Terá a Orica encontrado o seu voltista?
Sim... e não. Aos 23 anos Simon Yates não só revela ter um enorme potencial, como já o vai mostrando com bons resultados. Sétimo no Paris-Nice, Yates é claramente o ciclista que a Orica procura para as grandes voltas. No entanto, será difícil imaginar Yates alcançar algo de extraordinário na equipa australiana. Apesar das contratações de Rúben Plaza e Amets Txurruka, a Orica continua a ser uma equipa de clássicas e sprints. Não será surpresa ver Yates, mais cedo ou mais tarde, procurar outras equipas, a não ser que a Orica faça uma aposta mais forte em ciclistas, a pensar realmente em vencer uma grande volta. É um conhecido objectivo, mas veremos se o farão a tempo de segurar Yates.
Zakarin, o substituto de Rodríguez
O jovem russo foi uma das figuras do Paris-Nice: venceu uma etapa e ficou em quarto lugar. Já no ano passado Ilnur Zakarin tinha deixado indicações que a Katusha tinha o seu próximo ciclista para apostar nas grandes voltas. Venceu a Volta à Romandia e uma etapa no Giro, onde irá estar novamente este ano. Zakarin mostra grande potencial para as montanhas e de acompanhar os melhores. É de esperar que a Rússia volte a ter um ciclista a ter em conta para as grandes voltas, pelo menos, por agora, para lutar por um top dez, mas a Katusha certamente que terá planos ambiciosos para Zakarin, numa altura em que Rodríguez se aproxima do final da carreira.
Tom Dumoulin discreto
Para quem prepara o Giro, o holandês da Giant está ainda longe do seu melhor. Esteve bem no contra-relógio, mas falhou nas montanhas, passando de candidato ao pódio para fora do top dez. Porém, não se poderá dizer que o que aconteceu na Vuelta foi obra do acaso. Dumoulin não é ciclista de "explosões" (ao estilo Contador ou Aru), gosta de encontrar o seu ritmo e claro que tem no contra-relógio um ponte muito forte. Tem potencial, mas sofre do síndrome "falta de equipa". A Giant pensa mais em sprints e clássicas e claro que não ajuda ter perdido parte da equipa num atropelamento na pré-época. Ainda há tempo para Dumoulin apurar a forma para o Giro, mas dificilmente este holandês ficará na Giant por muito tempo se realmente quiser lutar pela geral de uma grande volta.
Tony Galopin para o Tour
Este ciclista francês vai impressionando pela forma como tem melhorado as suas características de trepador. Galopin aponta claramente a conseguir mais no Tour do que estar com a camisola amarela ou vencer uma etapa. Este ano no Paris-Nice não esteve na luta pela vitória, mas com mais ou menos sofrimento manteve-se com os melhores (algumas vezes ao lado de Rui Costa). Fica a ideia que o ciclista da Lotto Soudal quer piscar o olho a um possível top dez no Tour. Ainda terá que evoluir mais, mas as perspectivas são animadoras e está claramente a subir cada vez melhor.

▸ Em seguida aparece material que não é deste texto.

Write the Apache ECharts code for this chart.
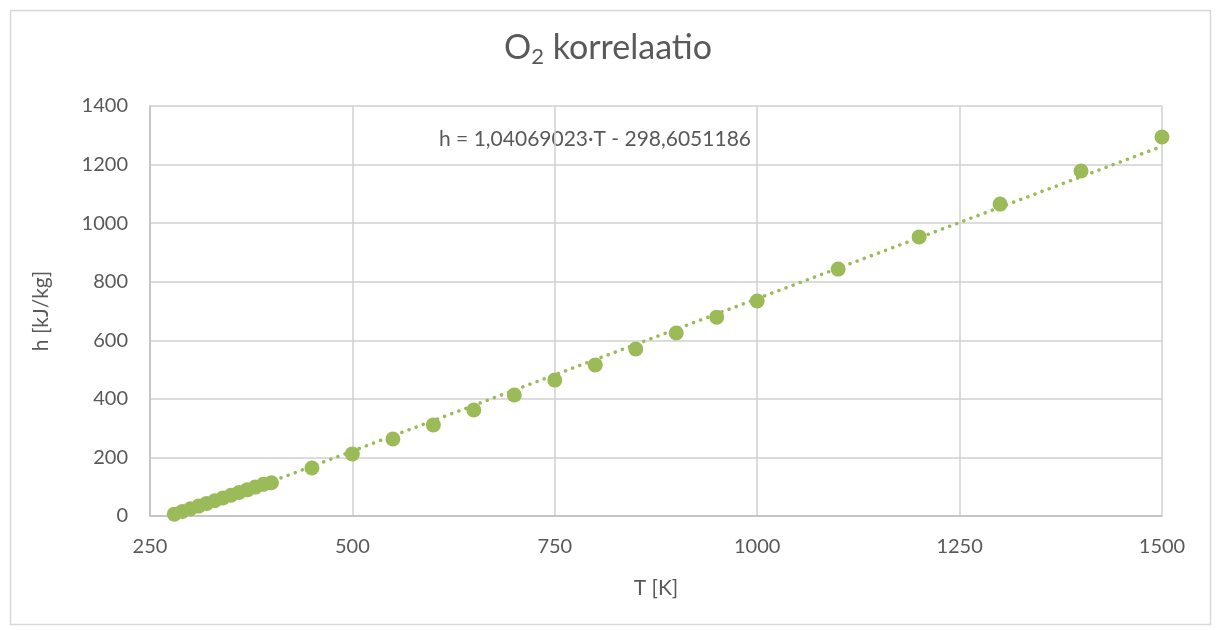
<!DOCTYPE html>
<html><head><meta charset="utf-8">
<script src="https://cdn.jsdelivr.net/npm/echarts@6/dist/echarts.min.js"></script>
<style>html,body{margin:0;padding:0;background:#fff}#c{width:1216px;height:630px}</style>
</head><body><div id="c"></div>
<script>
const temperatures = [280,290,300,310,320,330,340,350,360,370,380,390,400,450,500,550,600,650,700,750,800,850,900,950,1000,1100,1200,1300,1400,1500];
const enthalpies = [6.3,15.5,24.6,33.8,43.0,52.2,61.5,70.7,80.0,89.3,98.6,108.0,113.5,164,212,263,311,362,413,464,516,570,625,679,734,843,953,1065,1178,1294];
const trendSlope = 1.04069023;
const trendIntercept = -298.6051186;
const trendRange = [280, 1500];
const xTicks = [250, 500, 750, 1000, 1250, 1500];
const yTicks = [0, 200, 400, 600, 800, 1000, 1200, 1400];
const equationText = 'h = 1,04069023·T - 298,6051186';

const points = temperatures.map((t, i) => [t, enthalpies[i]]);
const trend = trendRange.map(t => [t, trendSlope * t + trendIntercept]);
const font = 'Lato, "Open Sans", sans-serif';
const chart = echarts.init(document.getElementById('c'));
chart.setOption({
  animation: false,
  graphic: [{
    type: 'rect', left: 8, top: 8, shape: {width: 1200, height: 614},
    style: {fill: 'none', stroke: '#d9d9d9', lineWidth: 1.5}, silent: true
  }, {
    type: 'text', left: 'center', top: 31,
    style: {
      text: '{a|O}{b|2}{a| korrelaatio}',
      rich: {
        a: {fontSize: 34, fill: '#595959', fontFamily: font},
        b: {fontSize: 22, fill: '#595959', fontFamily: font, padding: [18, 0, 0, 0]}
      }
    }
  }, {
    type: 'text', left: 439, top: 129,
    style: {text: equationText, fontSize: 21, fill: '#595959', fontFamily: font}
  }],
  grid: {left: 150, right: 54, top: 106, bottom: 114},
  xAxis: {
    type: 'value', min: 250, max: 1500, interval: 250,
    name: 'T [K]', nameLocation: 'middle', nameGap: 62,
    nameTextStyle: {fontSize: 21, color: '#595959', fontFamily: font},
    axisLine: {show: true, lineStyle: {color: '#bfbfbf', width: 1.5}},
    axisTick: {show: false},
    axisLabel: {fontSize: 20, color: '#595959', fontFamily: font, margin: 21,
      formatter: v => String(v)},
    splitLine: {show: true, lineStyle: {color: '#d0d0d0', width: 1.5}}
  },
  yAxis: {
    type: 'value', min: 0, max: 1400, interval: 200,
    name: 'h [kJ/kg]', nameLocation: 'middle', nameGap: 98, nameRotate: 90,
    nameTextStyle: {fontSize: 21, color: '#595959', fontFamily: font},
    axisLine: {show: true, lineStyle: {color: '#bfbfbf', width: 1.5}},
    axisTick: {show: false},
    axisLabel: {fontSize: 20, color: '#595959', fontFamily: font, margin: 22,
      formatter: v => String(v)},
    splitLine: {show: true, lineStyle: {color: '#d0d0d0', width: 1.5}}
  },
  series: [{
    type: 'line', data: trend, symbol: 'none', clip: true, z: 2,
    lineStyle: {color: '#9bbb59', width: 3.5, type: [0.1, 7.5], cap: 'round'}
  }, {
    type: 'scatter', data: points, symbol: 'circle', symbolSize: 15, z: 3,
    itemStyle: {color: '#9bbb59', opacity: 1}
  }]
});
</script></body></html>
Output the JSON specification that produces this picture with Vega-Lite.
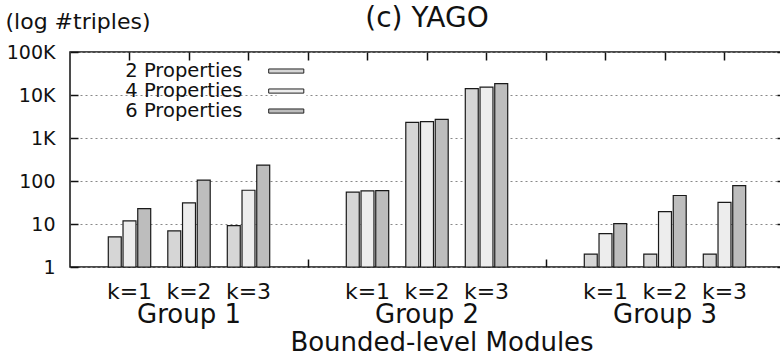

O que esperar de Michael Matthews
Ainda não tinha competido este ano, mas meteu todos a falar dele num instante. Venceu o contra-relógio e mais uma etapa. Andou de amarelo até que as montanhas acabaram com o seu momento no Paris-Nice. Matthews é visto como um sprinter, mas demonstra ter qualidade para ser também um ciclista para as clássicas, não esquecendo que consegue ainda ultrapassar algumas subidas mais difíceis. Estará na Milano-San Remo e na Amstel Gold Race, mas o australiano poderá no futuro aparecer noutras provas de um dia como candidato às vitórias. Será aposta para o Tour e certamente que quererá discutir a camisola verde com Peter Sagan.
A neve prejudicou os melhores
A anulação da etapa que traria as primeiras dificuldades para os favoritos poderá ter tirado alguma da emoção à prova. Mas o destaque vai para o facto de a organização ter tido em conta que não havia condições, colocando em prática o protocolo do tempo extremo. Ainda houve quem colocasse a questão se não poderia ter existido um percurso alternativo, ou se a etapa até não deveria ter sido cancelada mais cedo. Esta regra ainda tem algumas arestas a limar, mas a julgar pelo o que se passou no fim-de-semana, emoção não faltou neste Paris-Nice, muito graças a um espectacular Alberto Contador.